In this post, I'd like to explain why the use of the hash value in the invoice_id field is actually a brilliant idea and should be embraced. And sure, let's give it a different label.

The key issue is reconciliation with payment processors. Paypal was the first payment processor to be implemented, and still relies on that invoice_id as far as I know.

Reconciliation between CiviCRM and any payment processors can (and usually should) be done in two ways - you'll want to ensure that payments in CiviCRM have matching ones in the payment processor's records, and vice-versa. There are also cases where you really need reconciliation of some kind - e.g. when visitor has paid by Paypal comes back to CiviCRM, it needs to confirm the contribution, and also after an ACH/EFT payment request, there needs to be a confirmation in a few days when the payment has actually been attempted. In fact: instant, done and forever payments are really just a dangerous illusion from the use of credit cards. If your mental model of payment processing is exclusively credit card based, you're going to mess up eventually.
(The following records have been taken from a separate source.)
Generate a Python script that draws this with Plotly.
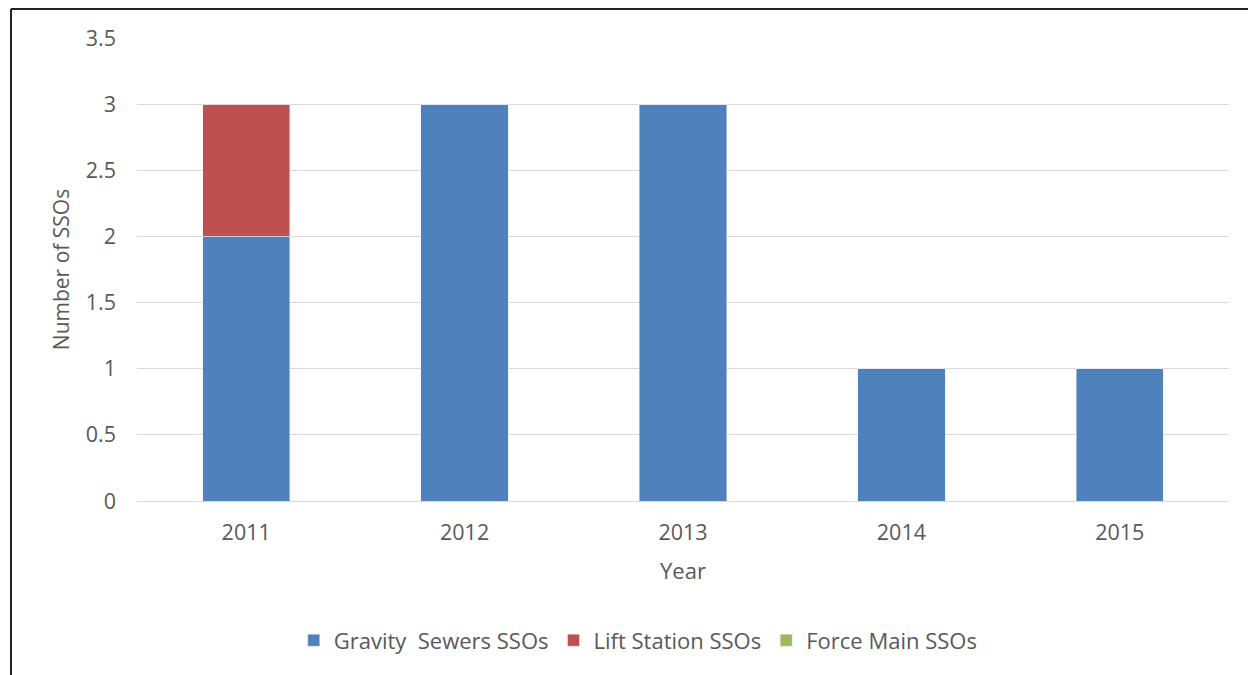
import plotly.graph_objects as go

years = ["2011", "2012", "2013", "2014", "2015"]
gravity = [2, 3, 3, 1, 1]
lift = [1, 0, 0, 0, 0]
force = [0, 0, 0, 0, 0]

font_family = "'Open Sans', 'Liberation Sans', sans-serif"
txt = "#595959"

fig = go.Figure()
fig.add_trace(go.Bar(x=years, y=gravity, name="Gravity&nbsp; Sewers SSOs", marker_color="#4F81BD"))
fig.add_trace(go.Bar(x=years, y=lift, name="Lift Station SSOs", marker_color="#C0504D"))
fig.add_trace(go.Bar(x=years, y=force, name="Force Main SSOs", marker_color="#9BBB59"))

fig.update_layout(
    width=1256, height=675,
    barmode="stack", bargap=0.6,
    paper_bgcolor="white", plot_bgcolor="white",
    margin=dict(l=129, r=35, t=30, b=182),
    font=dict(family=font_family, color=txt, size=21),
    legend=dict(orientation="h", x=0.459, xanchor="center", y=-0.301, yanchor="middle",
                font=dict(size=22, color=txt), itemwidth=30, traceorder="normal"),
    xaxis=dict(title=dict(text="Year", font=dict(size=22, color=txt), standoff=19),
               tickfont=dict(size=21.5, color=txt), showgrid=False, showline=False, ticks="",
               ticklabelstandoff=16),
    yaxis=dict(title=dict(text="Number of SSOs", font=dict(size=21, color=txt), standoff=10),
               range=[0, 3.5], dtick=0.5, tickfont=dict(size=21.5, color=txt),
               showgrid=True, gridcolor="#D9D9D9", gridwidth=1.3,
               zeroline=True, zerolinecolor="#D9D9D9", zerolinewidth=1.3, ticks="",
               ticklabelstandoff=20),
    shapes=[
        dict(type="line", xref="paper", yref="paper", x0=-0.1154, x1=1.05, y0=1.0626, y1=1.0626,
             line=dict(color="#222222", width=2)),
        dict(type="line", xref="paper", yref="paper", x0=-0.1154, x1=-0.1154, y0=1.0626, y1=-0.45,
             line=dict(color="#222222", width=2)),
    ],
)

fig.write_html("out.html")
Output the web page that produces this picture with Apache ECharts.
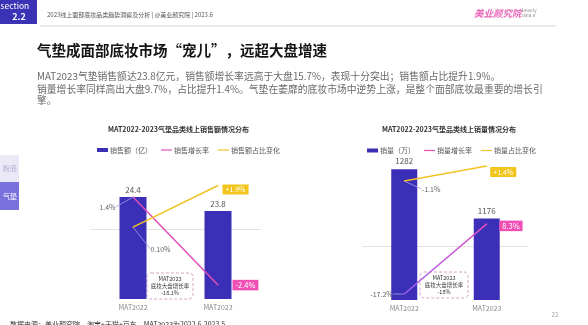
<!DOCTYPE html>
<html><head><meta charset="utf-8">
<script src="https://cdn.jsdelivr.net/npm/echarts@6/dist/echarts.min.js"></script>
<style>html,body{margin:0;padding:0;background:#fff;}#c{width:588px;height:325px;}</style>
</head><body><div id="c"></div>
<script>
// ---- data ----
const categories = ['MAT2022', 'MAT2023'];
const salesValue = [24.4, 23.8];              // 销售额（亿）
const salesGrowth = [1.4, -2.4];              // 销售增长率 %
const salesGrowthLabels = ['1.4%', '-2.4%'];
const salesShare = [0.1, 1.9];                // 销售额占比变化 %
const salesShareLabels = ['0.10%', '+1.9%'];
const volumeValue = [1282, 1176];             // 销量（万）
const volumeGrowth = [-17.2, 8.3];            // 销量增长率 %
const volumeGrowthLabels = ['-17.2%', '8.3%'];
const volumeShare = [-1.1, 1.4];              // 销量占比变化 %
const volumeShareLabels = ['-1.1%', '+1.4%'];
const paragraphLines = [
  'MAT2023气垫销售额达23.8亿元，销售额增长率远高于大盘15.7%，表现十分突出；销售额占比提升1.9%。',
  '销量增长率同样高出大盘9.7%，占比提升1.4%。气垫在萎靡的底妆市场中逆势上涨，是整个面部底妆最重要的增长引',
  '擎。'
];

const FONT = "'Noto Sans CJK SC','Noto Sans',sans-serif";
const BAR = '#3a2fb6', PINK = '#e04fb8', YEL = '#f2c226', LEAD = '#a79ee6';

const chart = echarts.init(document.getElementById('c'), null, {renderer: 'canvas'});

function leaderLayout(dx, dy, endDx, endDy) {
  return function (p) { return p.dataIndex === 0 ? {dx: dx, dy: dy} : {dx: endDx, dy: endDy}; };
}
function lineData(vals, labels, startPos, endCfg) {
  return vals.map((v, i) => ({
    value: v,
    label: i === 0
      ? {show: true, position: startPos, color: '#666', fontSize: 7, formatter: labels[i]}
      : Object.assign({show: true, position: 'right', color: '#fff', fontSize: 7, padding: [2, 3, 1, 3], formatter: labels[i]}, endCfg),
    labelLine: {show: i === 0, lineStyle: {color: LEAD, width: 0.8}}
  }));
}

const pinkGrad = new echarts.graphic.LinearGradient(0, 1, 1, 0, [{offset: 0, color: '#9b62f0'}, {offset: 1, color: '#e84fbe'}]);

const graphics = [
  {type: 'rect', shape: {x: 0, y: 0, width: 37, height: 24}, style: {fill: '#3b33b5'}},
  {type: 'text', x: 0.5, y: 6, style: {text: 'section', fill: '#fff', font: '8.5px ' + FONT, verticalAlign: 'middle'}},
  {type: 'text', x: 19, y: 17, style: {text: '2.2', fill: '#fff', font: 'bold 9px ' + FONT, align: 'center', verticalAlign: 'middle'}},
  {type: 'text', x: 47, y: 15, style: {text: '2023线上面部底妆品类趋势洞察及分析 | @美业颜究院 | 2023.6', fill: '#555', font: '6px ' + FONT, verticalAlign: 'middle'}},
  {type: 'line', shape: {x1: 40, y1: 26, x2: 556, y2: 26}, style: {stroke: '#d6d6d6', lineWidth: 1}},
  {type: 'text', x: 474, y: 13, style: {text: '美业颜究院', fill: '#e86ab8', font: 'italic bold 9.5px ' + FONT, verticalAlign: 'middle'}},
  {type: 'text', x: 522, y: 10, style: {text: 'beauty', fill: '#999', font: '4.5px ' + FONT, verticalAlign: 'middle'}},
  {type: 'text', x: 522, y: 15.5, style: {text: 'data.a', fill: '#999', font: '4.5px ' + FONT, verticalAlign: 'middle'}},
  {type: 'text', x: 37, y: 50, style: {text: '气垫成面部底妆市场“宠儿”，远超大盘增速', fill: '#141414', font: 'bold 14.5px ' + FONT, verticalAlign: 'middle'}},
  {type: 'text', x: 37, y: 76.5, style: {text: paragraphLines[0], fill: '#6a6a6a', font: '9.8px ' + FONT, verticalAlign: 'middle'}},
  {type: 'text', x: 37, y: 89, style: {text: paragraphLines[1], fill: '#6a6a6a', font: '9.8px ' + FONT, verticalAlign: 'middle'}},
  {type: 'text', x: 37, y: 100.5, style: {text: paragraphLines[2], fill: '#6a6a6a', font: '9.8px ' + FONT, verticalAlign: 'middle'}},
  {type: 'rect', shape: {x: 0, y: 155, width: 19, height: 27}, style: {fill: '#ebe9f7'}},
  {type: 'text', x: 17, y: 168.5, style: {text: '粉底', fill: '#b0acd0', font: '7px ' + FONT, align: 'right', verticalAlign: 'middle'}},
  {type: 'rect', shape: {x: 0, y: 182, width: 19, height: 28}, style: {fill: '#7b71dc'}},
  {type: 'text', x: 17, y: 196, style: {text: '气垫', fill: '#fff', font: '7px ' + FONT, align: 'right', verticalAlign: 'middle'}},
  {type: 'rect', shape: {x: 147, y: 273, width: 46, height: 26, r: 4}, style: {fill: '#fff', stroke: '#d9a3c6', lineWidth: 1, lineDash: [3, 2]}},
  {type: 'text', x: 170, y: 286, style: {text: 'MAT2023\n底妆大盘增长率\n-18.1%', fill: '#333', font: '5.5px ' + FONT, align: 'center', verticalAlign: 'middle', lineHeight: 7}},
  {type: 'rect', shape: {x: 420, y: 272, width: 48, height: 26, r: 4}, style: {fill: '#fff', stroke: '#d9a3c6', lineWidth: 1, lineDash: [3, 2]}},
  {type: 'text', x: 444, y: 285, style: {text: 'MAT2023\n底妆大盘增长率\n-18%', fill: '#333', font: '5.5px ' + FONT, align: 'center', verticalAlign: 'middle', lineHeight: 7}},
  {type: 'text', x: 555, y: 315, style: {text: '22', fill: '#aaa', font: '6.5px ' + FONT, align: 'center', verticalAlign: 'middle'}},
  {type: 'text', x: 10, y: 321, style: {text: '数据来源：美业颜究院，淘宝+天猫+京东，MAT2023为2022.6-2023.5', fill: '#333', font: '7px ' + FONT, verticalAlign: 'top'}}
];
graphics.forEach(g => { g.silent = true; g.z = 0; });

const lineIcon = 'path://M0,0 L12,0 L12,1.3 L0,1.3 Z';
const legendCommon = {
  itemWidth: 11, itemHeight: 4, itemGap: 9, selectedMode: false,
  textStyle: {fontSize: 7, color: '#555', fontFamily: FONT, padding: [0, 0, 0, -3]}
};

const option = {
  animation: false,
  backgroundColor: '#fff',
  textStyle: {fontFamily: FONT},
  title: [
    {text: 'MAT2022-2023气垫品类线上销售额情况分布', left: 103, top: 121, textStyle: {fontSize: 7, fontWeight: 'bold', color: '#333', fontFamily: FONT}},
    {text: 'MAT2022-2023气垫品类线上销量情况分布', left: 377, top: 121, textStyle: {fontSize: 7, fontWeight: 'bold', color: '#333', fontFamily: FONT}}
  ],
  legend: [
    Object.assign({left: 92, top: 141.5, data: [
      {name: '销售额（亿）', icon: 'rect'},
      {name: '销售增长率', icon: lineIcon, itemStyle: {color: PINK}},
      {name: '销售额占比变化', icon: lineIcon, itemStyle: {color: YEL}}
    ]}, legendCommon),
    Object.assign({left: 362, top: 142, data: [
      {name: '销量（万）', icon: 'rect'},
      {name: '销量增长率', icon: lineIcon, itemStyle: {color: PINK}},
      {name: '销量占比变化', icon: lineIcon, itemStyle: {color: YEL}}
    ]}, legendCommon)
  ],
  grid: [
    {left: 90.5, width: 170, top: 160, height: 139},
    {left: 363, width: 165, top: 161, height: 139}
  ],
  xAxis: [0, 1].map(g => ({
    type: 'category', gridIndex: g, data: categories,
    axisLine: {lineStyle: {color: '#e3e3e3', width: 1}}, axisTick: {show: false},
    axisLabel: {color: '#888', fontSize: 7, margin: 5, fontFamily: FONT}
  })),
  yAxis: [
    {gridIndex: 0, show: false, min: 20, max: 26},
    {gridIndex: 0, show: false, min: -3, max: 3},
    {gridIndex: 1, show: false, min: 1000, max: 1300},
    {gridIndex: 1, show: false, min: -19.38, max: 31.17},
    {gridIndex: 1, show: false, min: -20.93, max: 2.24}
  ].map(a => Object.assign({type: 'value', splitLine: {show: false}}, a)),
  series: [
    {name: '销售额（亿）', type: 'bar', xAxisIndex: 0, yAxisIndex: 0, data: salesValue, barWidth: 27,
      itemStyle: {color: BAR}, label: {show: true, position: 'top', distance: 3, color: '#555', fontSize: 8}},
    {name: '销售增长率', type: 'line', xAxisIndex: 0, yAxisIndex: 1, z: 4,
      data: lineData(salesGrowth, salesGrowthLabels, 'left', {backgroundColor: '#f04fb4', distance: 14, fontSize: 7.5}),
      symbol: 'circle', symbolSize: 1, lineStyle: {color: PINK, width: 1.5}, itemStyle: {color: PINK},
      labelLayout: leaderLayout(-12, 10, 0, 0)},
    {name: '销售额占比变化', type: 'line', xAxisIndex: 0, yAxisIndex: 1, z: 4,
      data: lineData(salesShare, salesShareLabels, 'right', {backgroundColor: '#f3c51a', distance: 4}),
      symbol: 'circle', symbolSize: 1, lineStyle: {color: YEL, width: 1.5}, itemStyle: {color: YEL},
      labelLayout: leaderLayout(12, 22, 0, 4)},
    {name: '销量（万）', type: 'bar', xAxisIndex: 1, yAxisIndex: 2, data: volumeValue, barWidth: 26,
      itemStyle: {color: BAR}, label: {show: true, position: 'top', distance: 4, color: '#555', fontSize: 8}},
    {name: '销量增长率', type: 'line', xAxisIndex: 1, yAxisIndex: 3, z: 4,
      data: lineData(volumeGrowth, volumeGrowthLabels, 'left', {backgroundColor: '#f04fb4', distance: 12, fontSize: 7.5}),
      symbol: 'circle', symbolSize: 1, lineStyle: {color: pinkGrad, width: 1.5}, itemStyle: {color: PINK},
      labelLayout: leaderLayout(-6, 0, 0, 2)},
    {name: '销量占比变化', type: 'line', xAxisIndex: 1, yAxisIndex: 4, z: 4,
      data: lineData(volumeShare, volumeShareLabels, 'right', {backgroundColor: '#f3c51a', distance: 3}),
      symbol: 'circle', symbolSize: 1, lineStyle: {color: YEL, width: 1.5}, itemStyle: {color: YEL},
      labelLayout: leaderLayout(12, 8, 0, 6)}
  ],
  graphic: graphics
};
chart.setOption(option);
</script></body></html>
Now, most payments match up just fine, and for an on-site processor doing credit cards, reconciliation is often ignored, but there are a number of ways/times when it is important (assuming the data in your CiviCRM is important).

Case 1. A payment processes fine, but is later reversed (manually, or by the donor, for example) in the payment processor interface.

Case 2. A payment completes in the payment processor, but that information doesn't get communicated back to CiviCRM. This could happen for both externally hosted payment pages like PayPal, but equally an on-site payment processor that makes a request for a payment that goes through, but fails to capture the result (e.g. due networking or server issues).

Case 3. A payment is made manually through the payment processor.

CiviCRM has two fields to help us do reconciliation:

a. the invoice string that it sends to the payment processor (or at least, it does by default, any individual processor plugin may choose not to) and saves into the invoice_id field.
b. the transaction string that it gets back. That gets saved in both the contribution table and the transaction table (because now you can have more than one payment per contribution).

The two contribution table fields in CiviCRM have a hard-coded requirement to be unique (or empty), which means that when used properly, and with enough tools provided by the payment processor, we can do reconciliation, both manual and automated.

The important thing is that we need BOTH these fields if we are to cover all three of those cases - we need to identify matching entries, as well as unique unmatched entries in CiviCRM and unique unmatched entries in the processor.

And yes, if there is more than one payment against a contribution, we don't have uniqueness of the invoice number at the payment processor end of things for each payment, but that actually doesn't break anything.

Okay, having established that we need both fields, now the question is just - why do we need such an ugly string to send to the payment processor as an invoice id?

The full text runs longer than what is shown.